# Data shown
***
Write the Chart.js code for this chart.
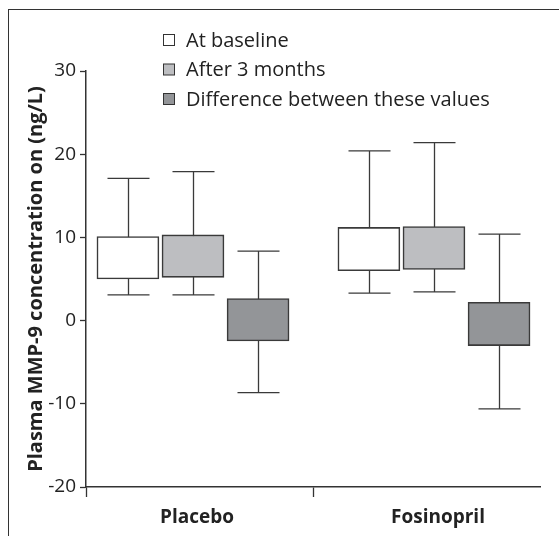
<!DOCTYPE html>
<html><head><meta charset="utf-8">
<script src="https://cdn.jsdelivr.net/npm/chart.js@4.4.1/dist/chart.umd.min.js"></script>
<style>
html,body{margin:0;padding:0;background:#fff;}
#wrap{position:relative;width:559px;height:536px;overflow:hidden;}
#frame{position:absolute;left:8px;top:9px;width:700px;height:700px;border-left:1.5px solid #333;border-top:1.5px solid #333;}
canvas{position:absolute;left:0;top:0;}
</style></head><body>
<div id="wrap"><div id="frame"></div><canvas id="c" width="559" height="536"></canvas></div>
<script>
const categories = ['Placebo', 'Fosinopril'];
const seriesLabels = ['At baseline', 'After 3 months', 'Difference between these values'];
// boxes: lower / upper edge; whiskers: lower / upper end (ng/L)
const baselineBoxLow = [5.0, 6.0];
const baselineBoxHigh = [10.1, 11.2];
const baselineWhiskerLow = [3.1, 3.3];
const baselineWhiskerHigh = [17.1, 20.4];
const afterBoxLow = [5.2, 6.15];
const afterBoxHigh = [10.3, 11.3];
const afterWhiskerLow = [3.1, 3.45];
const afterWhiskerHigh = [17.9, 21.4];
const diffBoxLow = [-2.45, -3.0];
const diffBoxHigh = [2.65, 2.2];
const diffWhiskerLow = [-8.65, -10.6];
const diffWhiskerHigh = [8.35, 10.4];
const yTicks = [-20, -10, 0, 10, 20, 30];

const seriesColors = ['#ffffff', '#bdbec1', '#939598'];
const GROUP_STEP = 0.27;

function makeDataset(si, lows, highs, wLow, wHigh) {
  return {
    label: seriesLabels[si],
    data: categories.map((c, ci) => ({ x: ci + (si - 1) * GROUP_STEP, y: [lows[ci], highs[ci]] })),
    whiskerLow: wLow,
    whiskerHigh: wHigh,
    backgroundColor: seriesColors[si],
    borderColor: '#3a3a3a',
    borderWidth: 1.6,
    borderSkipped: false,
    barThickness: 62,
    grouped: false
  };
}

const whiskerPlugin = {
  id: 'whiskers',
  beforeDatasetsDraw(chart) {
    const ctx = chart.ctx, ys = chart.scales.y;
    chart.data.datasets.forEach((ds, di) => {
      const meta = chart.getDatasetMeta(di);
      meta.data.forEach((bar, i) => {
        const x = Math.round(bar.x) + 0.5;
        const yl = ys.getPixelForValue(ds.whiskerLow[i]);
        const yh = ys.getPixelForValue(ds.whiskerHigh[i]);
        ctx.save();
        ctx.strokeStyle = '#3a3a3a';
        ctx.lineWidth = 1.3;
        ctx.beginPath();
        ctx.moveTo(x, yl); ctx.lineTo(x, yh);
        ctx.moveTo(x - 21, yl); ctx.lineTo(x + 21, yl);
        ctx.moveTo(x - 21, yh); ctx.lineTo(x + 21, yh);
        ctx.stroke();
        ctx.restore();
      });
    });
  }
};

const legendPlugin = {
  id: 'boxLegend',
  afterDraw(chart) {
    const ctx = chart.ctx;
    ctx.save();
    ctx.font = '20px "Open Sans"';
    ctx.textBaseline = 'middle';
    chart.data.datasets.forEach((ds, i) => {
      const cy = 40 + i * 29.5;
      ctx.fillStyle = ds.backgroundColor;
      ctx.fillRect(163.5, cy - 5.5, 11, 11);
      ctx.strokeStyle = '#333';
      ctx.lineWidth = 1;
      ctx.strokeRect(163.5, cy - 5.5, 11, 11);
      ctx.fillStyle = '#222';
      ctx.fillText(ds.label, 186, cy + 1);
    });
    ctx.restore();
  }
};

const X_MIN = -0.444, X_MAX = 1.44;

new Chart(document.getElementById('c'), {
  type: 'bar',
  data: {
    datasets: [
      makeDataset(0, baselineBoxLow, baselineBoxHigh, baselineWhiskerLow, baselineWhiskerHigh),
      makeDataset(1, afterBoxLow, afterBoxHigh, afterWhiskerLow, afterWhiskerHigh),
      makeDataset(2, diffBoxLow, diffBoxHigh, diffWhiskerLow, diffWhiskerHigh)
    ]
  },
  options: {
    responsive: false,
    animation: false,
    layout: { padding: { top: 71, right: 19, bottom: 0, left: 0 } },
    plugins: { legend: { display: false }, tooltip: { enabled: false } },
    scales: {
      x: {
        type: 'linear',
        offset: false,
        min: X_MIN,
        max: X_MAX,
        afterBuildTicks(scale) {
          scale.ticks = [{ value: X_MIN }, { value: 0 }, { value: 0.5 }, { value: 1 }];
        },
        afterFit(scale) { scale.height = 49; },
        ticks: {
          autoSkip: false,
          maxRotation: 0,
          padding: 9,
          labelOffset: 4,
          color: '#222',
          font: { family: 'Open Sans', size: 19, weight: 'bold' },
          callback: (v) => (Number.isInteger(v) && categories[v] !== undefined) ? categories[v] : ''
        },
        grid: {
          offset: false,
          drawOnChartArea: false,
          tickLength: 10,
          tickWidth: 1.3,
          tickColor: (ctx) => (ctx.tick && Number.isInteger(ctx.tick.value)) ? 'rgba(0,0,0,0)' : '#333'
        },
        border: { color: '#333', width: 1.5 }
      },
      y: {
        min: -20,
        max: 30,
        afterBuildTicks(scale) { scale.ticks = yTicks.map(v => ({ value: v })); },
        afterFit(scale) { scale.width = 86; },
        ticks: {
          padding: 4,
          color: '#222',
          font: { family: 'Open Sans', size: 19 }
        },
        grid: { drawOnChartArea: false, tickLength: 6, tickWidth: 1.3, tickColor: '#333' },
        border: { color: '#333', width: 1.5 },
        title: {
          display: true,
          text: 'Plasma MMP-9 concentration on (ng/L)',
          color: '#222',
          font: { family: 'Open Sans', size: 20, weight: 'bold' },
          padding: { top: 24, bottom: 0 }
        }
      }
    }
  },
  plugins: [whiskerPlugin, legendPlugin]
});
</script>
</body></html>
***
# Work instructions
Leave the images out and output the remaining material exactly as it stands.

# The answer
Write the Chart.js code for this chart.
<!DOCTYPE html>
<html><head><meta charset="utf-8">
<script src="https://cdn.jsdelivr.net/npm/chart.js@4.4.1/dist/chart.umd.min.js"></script>
<style>
html,body{margin:0;padding:0;background:#fff;}
#wrap{position:relative;width:559px;height:536px;overflow:hidden;}
#frame{position:absolute;left:8px;top:9px;width:700px;height:700px;border-left:1.5px solid #333;border-top:1.5px solid #333;}
canvas{position:absolute;left:0;top:0;}
</style></head><body>
<div id="wrap"><div id="frame"></div><canvas id="c" width="559" height="536"></canvas></div>
<script>
const categories = ['Placebo', 'Fosinopril'];
const seriesLabels = ['At baseline', 'After 3 months', 'Difference between these values'];
// boxes: lower / upper edge; whiskers: lower / upper end (ng/L)
const baselineBoxLow = [5.0, 6.0];
const baselineBoxHigh = [10.1, 11.2];
const baselineWhiskerLow = [3.1, 3.3];
const baselineWhiskerHigh = [17.1, 20.4];
const afterBoxLow = [5.2, 6.15];
const afterBoxHigh = [10.3, 11.3];
const afterWhiskerLow = [3.1, 3.45];
const afterWhiskerHigh = [17.9, 21.4];
const diffBoxLow = [-2.45, -3.0];
const diffBoxHigh = [2.65, 2.2];
const diffWhiskerLow = [-8.65, -10.6];
const diffWhiskerHigh = [8.35, 10.4];
const yTicks = [-20, -10, 0, 10, 20, 30];

const seriesColors = ['#ffffff', '#bdbec1', '#939598'];
const GROUP_STEP = 0.27;

function makeDataset(si, lows, highs, wLow, wHigh) {
  return {
    label: seriesLabels[si],
    data: categories.map((c, ci) => ({ x: ci + (si - 1) * GROUP_STEP, y: [lows[ci], highs[ci]] })),
    whiskerLow: wLow,
    whiskerHigh: wHigh,
    backgroundColor: seriesColors[si],
    borderColor: '#3a3a3a',
    borderWidth: 1.6,
    borderSkipped: false,
    barThickness: 62,
    grouped: false
  };
}

const whiskerPlugin = {
  id: 'whiskers',
  beforeDatasetsDraw(chart) {
    const ctx = chart.ctx, ys = chart.scales.y;
    chart.data.datasets.forEach((ds, di) => {
      const meta = chart.getDatasetMeta(di);
      meta.data.forEach((bar, i) => {
        const x = Math.round(bar.x) + 0.5;
        const yl = ys.getPixelForValue(ds.whiskerLow[i]);
        const yh = ys.getPixelForValue(ds.whiskerHigh[i]);
        ctx.save();
        ctx.strokeStyle = '#3a3a3a';
        ctx.lineWidth = 1.3;
        ctx.beginPath();
        ctx.moveTo(x, yl); ctx.lineTo(x, yh);
        ctx.moveTo(x - 21, yl); ctx.lineTo(x + 21, yl);
        ctx.moveTo(x - 21, yh); ctx.lineTo(x + 21, yh);
        ctx.stroke();
        ctx.restore();
      });
    });
  }
};

const legendPlugin = {
  id: 'boxLegend',
  afterDraw(chart) {
    const ctx = chart.ctx;
    ctx.save();
    ctx.font = '20px "Open Sans"';
    ctx.textBaseline = 'middle';
    chart.data.datasets.forEach((ds, i) => {
      const cy = 40 + i * 29.5;
      ctx.fillStyle = ds.backgroundColor;
      ctx.fillRect(163.5, cy - 5.5, 11, 11);
      ctx.strokeStyle = '#333';
      ctx.lineWidth = 1;
      ctx.strokeRect(163.5, cy - 5.5, 11, 11);
      ctx.fillStyle = '#222';
      ctx.fillText(ds.label, 186, cy + 1);
    });
    ctx.restore();
  }
};

const X_MIN = -0.444, X_MAX = 1.44;

new Chart(document.getElementById('c'), {
  type: 'bar',
  data: {
    datasets: [
      makeDataset(0, baselineBoxLow, baselineBoxHigh, baselineWhiskerLow, baselineWhiskerHigh),
      makeDataset(1, afterBoxLow, afterBoxHigh, afterWhiskerLow, afterWhiskerHigh),
      makeDataset(2, diffBoxLow, diffBoxHigh, diffWhiskerLow, diffWhiskerHigh)
    ]
  },
  options: {
    responsive: false,
    animation: false,
    layout: { padding: { top: 71, right: 19, bottom: 0, left: 0 } },
    plugins: { legend: { display: false }, tooltip: { enabled: false } },
    scales: {
      x: {
        type: 'linear',
        offset: false,
        min: X_MIN,
        max: X_MAX,
        afterBuildTicks(scale) {
          scale.ticks = [{ value: X_MIN }, { value: 0 }, { value: 0.5 }, { value: 1 }];
        },
        afterFit(scale) { scale.height = 49; },
        ticks: {
          autoSkip: false,
          maxRotation: 0,
          padding: 9,
          labelOffset: 4,
          color: '#222',
          font: { family: 'Open Sans', size: 19, weight: 'bold' },
          callback: (v) => (Number.isInteger(v) && categories[v] !== undefined) ? categories[v] : ''
        },
        grid: {
          offset: false,
          drawOnChartArea: false,
          tickLength: 10,
          tickWidth: 1.3,
          tickColor: (ctx) => (ctx.tick && Number.isInteger(ctx.tick.value)) ? 'rgba(0,0,0,0)' : '#333'
        },
        border: { color: '#333', width: 1.5 }
      },
      y: {
        min: -20,
        max: 30,
        afterBuildTicks(scale) { scale.ticks = yTicks.map(v => ({ value: v })); },
        afterFit(scale) { scale.width = 86; },
        ticks: {
          padding: 4,
          color: '#222',
          font: { family: 'Open Sans', size: 19 }
        },
        grid: { drawOnChartArea: false, tickLength: 6, tickWidth: 1.3, tickColor: '#333' },
        border: { color: '#333', width: 1.5 },
        title: {
          display: true,
          text: 'Plasma MMP-9 concentration on (ng/L)',
          color: '#222',
          font: { family: 'Open Sans', size: 20, weight: 'bold' },
          padding: { top: 24, bottom: 0 }
        }
      }
    }
  },
  plugins: [whiskerPlugin, legendPlugin]
});
</script>
</body></html>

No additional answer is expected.